Undercover Blogger!

exhausted-woman with head down at desk
Speak what we feel, not what we ought to say.
—King Lear

I am an undercover blogger. It doesn’t sound very nice, does it?

But something is happening to writing, isn’t it? We see it in books; we see it online.   And I want to get to the bottom of it (says she who has been reading hard-boiled detective fiction).

Online writing is quick and dirty.  You don’t want to read too much of it.  Content trumps style, just as Twitter trumps Trump. Bloggers are earnest and often intelligent, but they lack polish.  Perhaps we can do better, perhaps not.  The problem is…reading bad writing online affects  your style, logic, and critical judgment.

Two online book-ish (and I do mean “-ish”) tabloids, Book Riot and Flavorwire, have pinched the worst features of blogs. These corporate vandals (or are they corporate?) have co-opted, rioted, wired and mimicked the hit-and-run triteness of the least-researched and most vacuous social media.  Even one of their teeny-tiny articles will make you feel stupid for a day, because you were stupid even to go there.

I am forever looking for new blogs, because better blogs will inspire us to do better, surely?  Many of the best old-time bloggers have become stale, opted out, or begun to write about new subjects. The blog is, after all, a very old medium now. You never know:  I might close this blog and start over again.  There was no real reason to shut down my old blog, but I did on a whim.   I gained new readers, and I have more “subscribers” here, though I barely know what that means.  Does it matter?
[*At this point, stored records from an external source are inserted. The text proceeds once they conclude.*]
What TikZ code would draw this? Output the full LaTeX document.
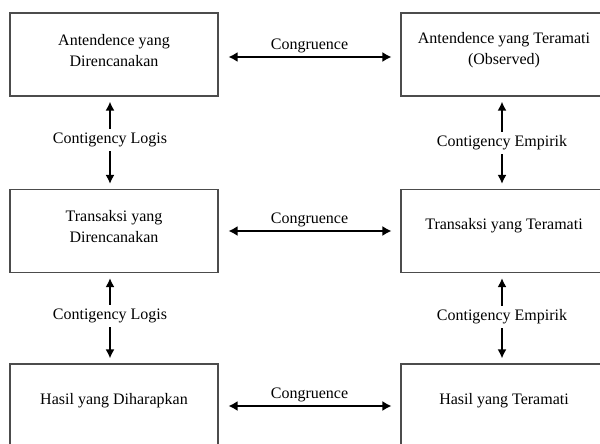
\documentclass[tikz,border=0pt]{standalone}
\usepackage{fontspec}
\setmainfont{Liberation Serif}
\usetikzlibrary{arrows.meta}
\begin{document}
\begin{tikzpicture}[x=1pt,y=-1pt,
  txt/.style={font=\fontsize{16}{21}\selectfont, text=black},
  box/.style={draw=black!70, line width=1.1pt, minimum width=208pt,
    minimum height=83pt, inner sep=0pt},
  boxtext/.style={txt, align=center, inner sep=0pt},
  lab/.style={txt, inner sep=4pt},
  tip/.style={Latex[length=9pt,width=9.5pt]},
  arr/.style={line width=2.2pt, -{Latex[length=9pt,width=9pt]}, shorten >=5pt},
  darr/.style={line width=1.6pt, {Latex[length=9pt,width=10pt]}-{Latex[length=9pt,width=10pt]},
    shorten <=10pt, shorten >=9pt}]
\useasboundingbox (0,0) rectangle (600,444);
\clip (0,0) rectangle (600,444);
% boxes
\node[box] (A1) at (114,54.5) {};
\node[box, minimum width=206pt] (A2) at (504,54.5) {};
\node[box] (T1) at (114,231) {};
\node[box, minimum width=206pt] (T2) at (504,231) {};
\node[box, minimum height=84pt] (H1) at (114,406) {};
\node[box, minimum width=206pt, minimum height=84pt] (H2) at (504,406) {};
% box texts
\node[boxtext] (A1t) at ([yshift=4pt]A1.center) {Antendence yang\\Direncanakan};
\node[boxtext] (A2t) at ([yshift=4pt]A2.center) {Antendence yang Teramati\\(Observed)};
\node[boxtext] (T1t) at ([yshift=4pt]T1.center) {Transaksi yang\\Direncanakan};
\node[boxtext] (T2t) at ([yshift=5pt]T2.center) {Transaksi yang Teramati};
\node[boxtext] (H1t) at ([yshift=5pt]H1.center) {Hasil yang Diharapkan};
\node[boxtext] (H2t) at ([yshift=5pt]H2.center) {Hasil yang Teramati};
% contingency labels
\node[lab] (L1) at (110,140) {Contigency Logis};
\node[lab] (L2) at (110,316) {Contigency Logis};
\node[lab] (E1) at (502,143) {Contigency Empirik};
\node[lab] (E2) at (502,317) {Contigency Empirik};
% vertical arrows
\draw[arr] (L1.north) -- (L1.north |- A1.south);
\draw[arr] (L1.south) -- (L1.south |- T1.north);
\draw[arr] (L2.north) -- (L2.north |- T1.south);
\draw[arr] (L2.south) -- (L2.south |- H1.north);
\draw[arr] (E1.north) -- (E1.north |- A2.south);
\draw[arr] (E1.south) -- (E1.south |- T2.north);
\draw[arr] (E2.north) -- (E2.north |- T2.south);
\draw[arr] (E2.south) -- (E2.south |- H2.north);
% congruence arrows
\draw[darr] ([yshift=-2.5pt]A1.east) -- node[lab, above, inner sep=3pt] (C1) {Congruence} ([yshift=-2.5pt]A2.west);
\draw[darr] (T1.east) -- node[lab, above, inner sep=3pt] (C2) {Congruence} (T2.west);
\draw[darr] (H1.east) -- node[lab, above, inner sep=3pt] (C3) {Congruence} (H2.west);
\end{tikzpicture}
\end{document}
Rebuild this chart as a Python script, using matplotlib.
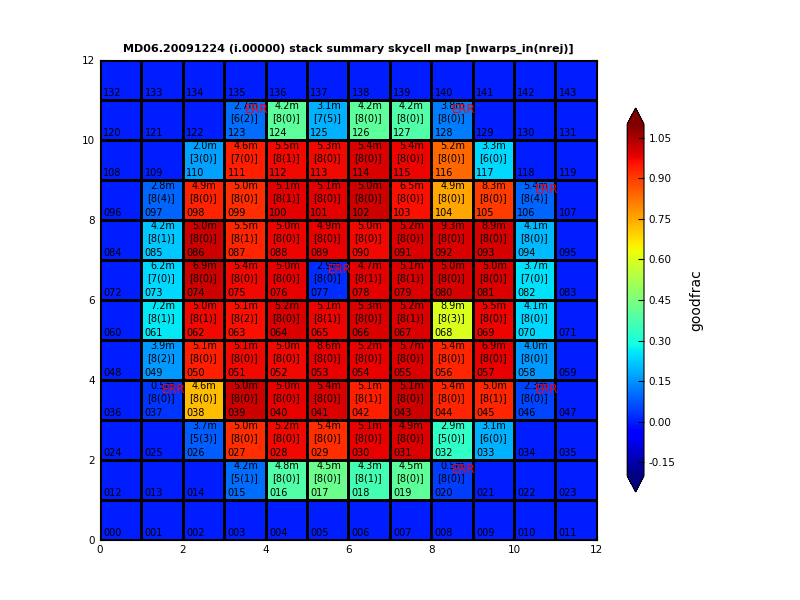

But my internet problems are nothing.  What bothers me  is the influence of social media on newspapers, magazines, and books.  I don’t mean it’s all bad. Sometimes it’s for better, sometimes for worse.

A cult classic

A cult classic

FOR THE (VERY) GOOD: Natasha Stagg’s brilliant debut novel, Surveys, is, or should be, a cult classic.  The underemployed heroine works for a marketing company that conducts surveys at the mall after being rejected from Victoria’s Secret,  Hot Topic, Charlotte Russe, Sweet Factory, The Gap, Banana Republic, Guess, Express, The Limited, J. Crew, and The United Colors of Benneton.  At night she  entertains herself with drinking, drugs, and the internet.  And when social media become more real than her life and she meets a “semi-famous” person online, they meet and become a couple, and then travel the world hosting parties sponsored by corporations.   It is an empty life, but Stagg makes it real.

FOR THE GOOD (MOSTLY):  I had low expectations of Maria Semple’s comic novel, Today Will Be Different.  Semple’s first novel, Where’d You Go, Bernadette?, was mostly a collection of e-mails, and who wants to read e-mail offline?  But Today Will Be Different  is brilliant and witty.   The heroine, a Seattle housewife, is alternately grumpy and effervescent.  She neglects her husband and son and can’t concentrate on writing her graphic memoir. So from e-mail to a graphic novel?  Part of the novel is a graphic novel–and it’s great!

FOR THE BAD:  Samantha Ellis’s bibliomemoir, Take Courage: Anne Bronte and the Art of Life, reflects the influence of blogs, Twitter, Facebook, Instagram, and other social media. Margaret Drabble in the TLS called it “a selfie memoir,” but kindly overlooked the naiveté of Ellis’s criticism.  I was very disappointed: it reads like the musings of a blogger.  But why should I care if this book is good or bad? It will be a popular book. The Brontes are popular.  It harms no one.  But beware, Bronte scholars.  You won’t be pleased.  And, that said, if you want my copy, send me an e-mail at mirabiledictu.org@gmail.com

FOR WORSE:  Feature stories instead of news on the first page of failing newspapers in the Midwest, shorter articles in intellectual magazines (The New Yorker, The Atlantic, et al) and shorter reviews in prestigious book review pages and journals.

Bad times are ahead: it will be harder to get a good education, and online sources won’t help.  Someone is trying to pass a bill requiring universities to hire equal numbers of Republicans and Democrats.  Oh God…as if this ever came up in any classes except political science.